The EEOC’s guidance does not have the force of law, however, it provides helpful insight about how the Commission may address these issues in the future.
DOL Decision
On July 29, 2021, the DOL announced a final rule to rescind an earlier rule, “Joint Employer Status under the Fair Labor Standards Act,” that took effect in March 2020. The prior rule established a four-factor balancing test for determining FLSA joint-employer status that was considered narrow and more employer-friendly. According to the DOL, the withdrawn rule “included a description of joint employment contrary to statutory language and Congressional intent” and “failed to take into account the department’s prior joint employment guidance.” The recission marks a return to a broader employee-friendly standard for determining joint employment that will classify more entities as joint employers, increasing potential liability for minimum wage and overtime violations.
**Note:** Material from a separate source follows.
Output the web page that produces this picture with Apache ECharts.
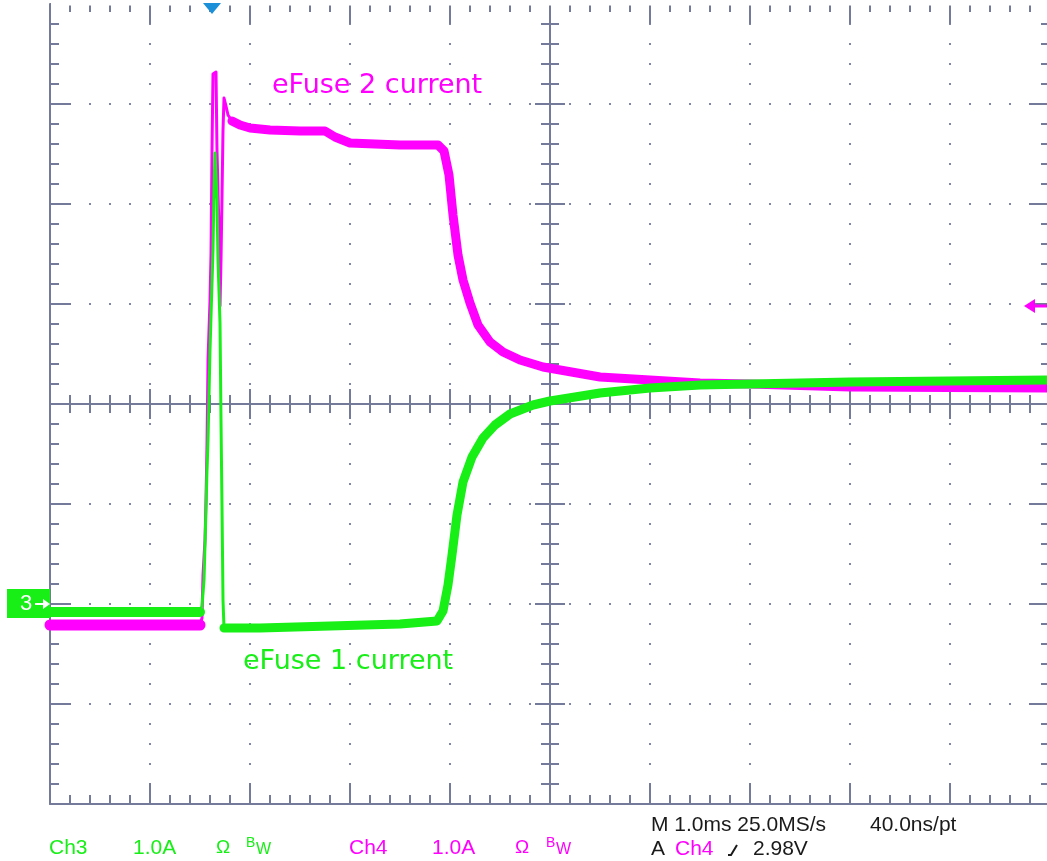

The rescission, issued July 29, takes effect September 28, 2021.
Court of Appeals Reverses Summary Judgment in Favor of Employer on Plaintiff’s FMLA Interference Claim
Ramji v. Hospital Housekeeping Sys., LLC, 992 F.3d 1233 (11th Cir. 2021)
Court of Appeals reversed summary judgment in favor of employer on plaintiff’s FMLA interference claim, holding that plaintiff was entitled to notice of her FMLA rights even where plaintiff’s on-the-job injury was designated as a workers’ compensation claim. After plaintiff tripped and fell at work, injuring her knee, she was excused from work temporarily before being referred to physical therapy and restricted to light duty work. Plaintiff’s doctor subsequently cleared her at maximum medical improvement with a zero-percent impairment rating, and plaintiff attempted to return to regular-duty work but failed a physical “essential functions test,” resulting in her termination.
The 11th Circuit held that plaintiff’s original knee injury qualified as a “serious health condition” under the FMLA, and that plaintiff was therefore entitled to twelve weeks leave, despite receiving medical clearance at the conclusion of her workers’ comp claim. Because the employer oversaw plaintiff’s workers’ comp treatment, the Court reasoned, plaintiff had given her employer reasonable notice that she needed FMLA leave without an express request. The 11th Circuit remanded the case back to the district court for factual determinations regarding whether the employer’s failure to provide plaintiff FMLA notice prejudiced her ability to ultimately obtain reinstatement to her job.
Key Quotes/Takeaways:
- An employee is entitled to FMLA leave if she has a serious health condition that makes her unable to perform the functions of her position. A serious health condition means an illness, injury, impairment, or physical or mental condition that involves continuing treatment by a health care provider. To qualify as continuing treatment under FMLA regulations, treatment (1) must involve a period of incapacity of more than three consecutive, full calendar days, and (2) must require either (a) treatment by a healthcare provider at least twice within 30 days of the first day of incapacity or (b) treatment by a healthcare provider at least once that results in a regimen of continuing treatment under the supervision of the healthcare provider.
- An employer “cannot exempt itself from its FMLA notice obligations by offering [employees] paid workers’ compensation,” and workers’ compensation absence and FMLA leave can run concurrently, provided proper notice and designation by the employer.
- “If FMLA entitles an employee to leave, an employer may not, in lieu of FMLA leave entitlement, require an employee to take a job with a reasonable accommodation.”